To end the crisis, Russian President Boris Yeltsin sent an envoy, Viktor Chernomyrdin, to Belgrade to pressure Milosevic into withdrawing his troops from Kosovo and accepting an international peacekeeping force that would include Russian units under U.S. command so as not to be formally part of NATO.
In June 1999, I led a team from the State Department, White House and Pentagon to coordinate final plans for the operation. Soon after landing, we sensed trouble. Chernomyrdin was politically isolated. His military minder, Gen. Leonid Ivashov, was in virtual mutiny against the deal on joint Russian-NATO deployment.
Yeltsin, we were told, was “indisposed,” a word accompanied by knowing looks that translated as drunk. The civilian officials we met with were visibly unnerved at the possibility of a military coup.
The one exception was Putin, whom I met for the first time. As head of the Kremlin security council, he was on the first rung of the ladder he would climb quickly to the presidency.
In our meeting, he managed to seem both relaxed and on guard. He subtly but unmistakably put distance between himself and Chernomyrdin. His personal touches were pointed. For no reason other than to show he had read my KGB dossier, he dropped the names of two Russian poets I had studied in college.
During the meeting, my State Department colleague Victoria Nuland (now assistant secretary of state for Europe) passed me a note saying that Gen. Ivashov had just issued a threat to our Pentagon companions — who were in a meeting at the defense ministry — that the Russian army might break from NATO and deploy into Kosovo on its own, thereby turning what was supposed to be a collaborative operation into a confrontation.
When I read Nuland’s note aloud, Putin smugly waved it off and feigned puzzlement about who Ivashov was, which was patently implausible. His overall message was twofold: He knew details from my distant past but wasn’t going to let me know anything about what was happening in the here and now — or what would happen next.
Within hours, several small Russian units that had been monitoring the cease-fire in Bosnia dashed across southern Serbia into Kosovo, cheered as saviors by Serbs along the way.

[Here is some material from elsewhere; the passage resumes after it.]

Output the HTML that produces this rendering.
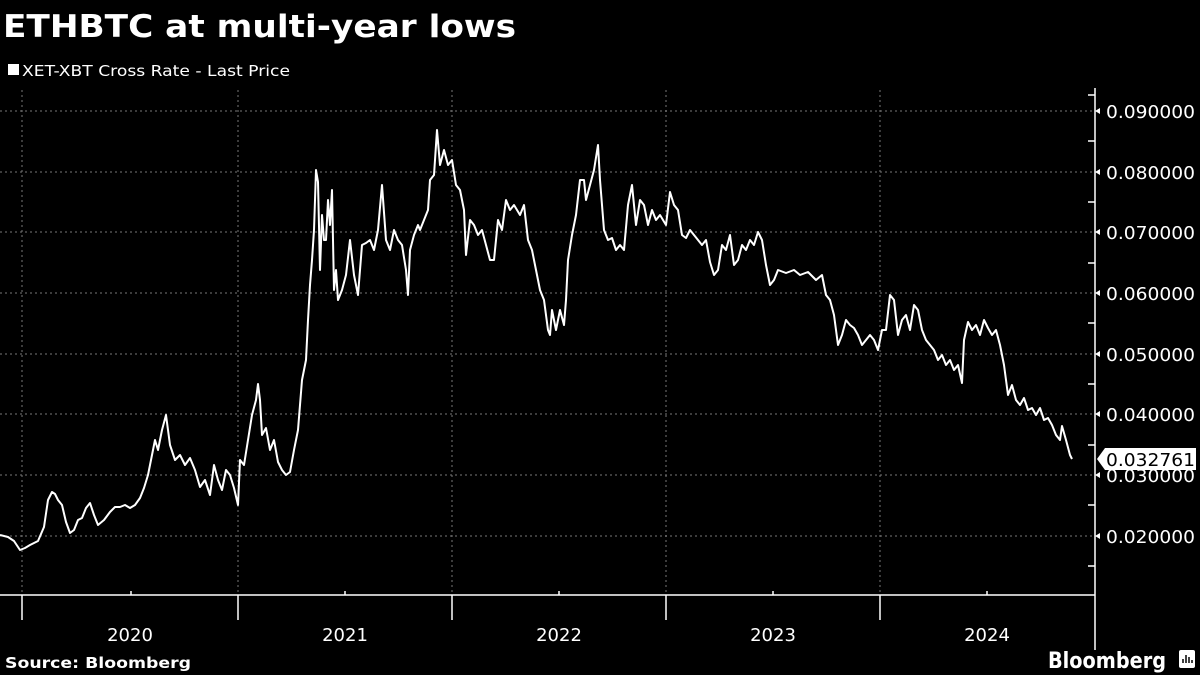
<!DOCTYPE html>
<html><head><meta charset="utf-8"><style>
html,body{margin:0;padding:0;background:#000;width:1200px;height:675px;overflow:hidden}
svg{display:block}
text{font-family:"DejaVu Sans","Liberation Sans",sans-serif;fill:#fff}
</style></head><body>
<svg width="1200" height="675" viewBox="0 0 1200 675">
<text x="3" y="37" font-size="31" font-weight="bold" textLength="513" lengthAdjust="spacingAndGlyphs">ETHBTC at multi-year lows</text>
<rect x="8" y="64" width="11" height="11" fill="#fff"/>
<text x="22" y="76" font-size="15" textLength="268" lengthAdjust="spacingAndGlyphs">XET-XBT Cross Rate - Last Price</text>
<g stroke="#777" stroke-width="1" stroke-dasharray="2,3">
<line x1="0" x2="1095" y1="111" y2="111"/><line x1="0" x2="1095" y1="172" y2="172"/>
<line x1="0" x2="1095" y1="232" y2="232"/><line x1="0" x2="1095" y1="293" y2="293"/>
<line x1="0" x2="1095" y1="354" y2="354"/><line x1="0" x2="1095" y1="414" y2="414"/>
<line x1="0" x2="1095" y1="475" y2="475"/><line x1="0" x2="1095" y1="536" y2="536"/>
<line x1="22" x2="22" y1="90" y2="595"/><line x1="238" x2="238" y1="90" y2="595"/>
<line x1="452" x2="452" y1="90" y2="595"/><line x1="666" x2="666" y1="90" y2="595"/>
<line x1="880" x2="880" y1="90" y2="595"/>
</g>
<g stroke="#fff" stroke-width="1.5" fill="none">
<line x1="1095" x2="1095" y1="88" y2="650"/>
<line x1="0" x2="1095" y1="595" y2="595"/>
<line x1="22" x2="22" y1="595" y2="620"/><line x1="238" x2="238" y1="595" y2="620"/>
<line x1="452" x2="452" y1="595" y2="620"/><line x1="666" x2="666" y1="595" y2="620"/>
<line x1="880" x2="880" y1="595" y2="620"/>
<path d="M1088 141h7M1088 202h7M1088 263h7M1088 323h7M1088 384h7M1088 445h7M1088 505h7M1088 566h7M1088 95h7M131 595v-4M345 595v-4M559 595v-4M773 595v-4M987 595v-4"/>
</g>
<g fill="#fff">
<path d="M1095 111l5 -3v6zM1095 172l5 -3v6zM1095 232l5 -3v6zM1095 293l5 -3v6zM1095 354l5 -3v6zM1095 414l5 -3v6zM1095 475l5 -3v6zM1095 536l5 -3v6z"/>
</g>
<g font-size="18">
<text x="1106" y="118" textLength="89" lengthAdjust="spacingAndGlyphs">0.090000</text><text x="1106" y="179" textLength="89" lengthAdjust="spacingAndGlyphs">0.080000</text>
<text x="1106" y="239" textLength="89" lengthAdjust="spacingAndGlyphs">0.070000</text><text x="1106" y="300" textLength="89" lengthAdjust="spacingAndGlyphs">0.060000</text>
<text x="1106" y="361" textLength="89" lengthAdjust="spacingAndGlyphs">0.050000</text><text x="1106" y="421" textLength="89" lengthAdjust="spacingAndGlyphs">0.040000</text>
<text x="1106" y="482" textLength="89" lengthAdjust="spacingAndGlyphs">0.030000</text><text x="1106" y="543" textLength="89" lengthAdjust="spacingAndGlyphs">0.020000</text>
</g>
<path d="M1097 459l8 -11h91v22h-91z" fill="#fff"/>
<text x="1106" y="466" font-size="18" textLength="89" lengthAdjust="spacingAndGlyphs" style="fill:#000">0.032761</text>
<g font-size="18" text-anchor="middle">
<text x="130" y="641">2020</text><text x="345" y="641">2021</text><text x="559" y="641">2022</text>
<text x="773" y="641">2023</text><text x="987" y="641">2024</text>
</g>
<polyline fill="none" stroke="#fff" stroke-width="2" stroke-linejoin="round" points="0,535 8,537 14,541 20,550 25,548 30,545 38,541 44,527 48,500 52,492 55,494 58,500 62,505 66,522 70,533 74,530 78,520 82,518 86,508 90,503 94,515 98,525 104,520 110,512 115,507 120,507 125,505 130,508 135,505 140,498 144,488 148,475 152,455 155,440 158,450 162,430 166,415 170,445 175,460 180,455 185,465 190,458 195,470 200,487 205,480 210,495 214,465 218,480 222,490 226,470 230,475 234,488 238,505 240,460 244,465 248,440 252,415 256,400 258,384 260,400 262,435 266,428 270,450 274,440 278,462 282,470 286,475 290,472 294,450 298,430 302,380 306,360 308,320 310,285 312,260 314,230 316,170 318,182 320,270 322,215 324,240 326,240 328,200 330,225 332,190 334,290 336,270 338,300 342,290 346,275 350,240 354,275 358,295 362,245 366,243 370,240 374,250 378,230 382,185 386,240 390,250 394,230 398,240 402,245 406,270 408,295 410,250 414,235 418,225 420,230 424,220 428,210 430,180 434,175 437,130 440,165 444,150 448,165 452,160 456,185 460,190 464,210 466,255 470,220 474,225 478,235 482,230 486,245 490,260 494,260 498,220 502,230 506,200 510,210 514,205 520,215 524,205 528,240 532,250 536,270 540,290 544,300 548,330 550,335 552,310 556,330 560,310 564,325 566,300 568,260 572,235 576,215 580,180 584,180 586,200 590,185 594,170 598,145 600,180 604,230 608,240 612,238 616,250 620,245 624,250 628,205 632,185 636,225 640,200 644,205 648,225 652,210 656,220 660,215 666,225 670,192 674,205 678,210 682,235 686,238 690,230 694,235 698,240 702,245 706,240 710,262 714,275 718,270 722,245 726,250 730,235 734,265 738,260 742,245 746,250 750,240 754,245 758,232 762,240 766,265 770,285 774,280 778,270 786,273 794,270 800,275 808,272 816,280 822,275 826,295 830,300 834,315 838,345 842,335 846,320 850,325 854,328 858,335 862,345 866,340 870,335 874,340 878,350 882,330 886,330 890,295 894,300 898,335 902,320 906,315 910,330 914,305 918,310 922,330 926,340 930,345 934,350 938,360 942,355 946,365 950,360 954,370 958,365 962,383 964,340 968,322 972,330 976,325 980,335 984,320 988,328 992,335 996,330 1000,345 1004,365 1008,395 1012,385 1016,400 1020,405 1024,398 1028,410 1032,408 1036,415 1040,408 1044,420 1048,418 1052,425 1056,435 1060,440 1062,426 1066,440 1070,455 1072,459"/>
<text x="5" y="668" font-size="15" font-weight="bold" textLength="186" lengthAdjust="spacingAndGlyphs">Source: Bloomberg</text>
<text x="1048" y="668" font-size="22" font-weight="bold" font-family="Liberation Sans" textLength="118" lengthAdjust="spacingAndGlyphs">Bloomberg</text>
<rect x="1179" y="650" width="16" height="18" rx="2" fill="#fff"/>
<path d="M1183 663v-4M1186 663v-8M1189 663v-6M1192 663v-3" stroke="#000" stroke-width="1.5"/>
</svg>
</body></html>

The Russian foreign ministry issued a denial and then a lame statement about how the rogue operation was an accident. The Russian contingent hunkered down at an airfield outside the capital of Kosovo, while a multinational NATO force rolled in from Macedonia. What looked at first to be a mouse-that-roared farce turned dangerous when it appeared that the Russian military might airlift reinforcements and trigger a shooting war.
Yeltsin reemerged, none too steadily, in time to defuse the crisis and put the original deal back on track. Not until nine years later did Kosovo declare its independence. And, of course, it has not been annexed by Albania.
Putin’s role in that narrowly avoided military collision 15 years ago remains a mystery, but his attitude was clear then and relevant today. During a dangerous power vacuum in Moscow — when partnership between Russia and the West was at the breaking point; when Russian armed forces, fed up with having to make nice with NATO, took matters into their own hands and tried to rush to the aid of fellow Slavs — Yeltsin’s soon-to-be handpicked successor seemed to be relishing the moment.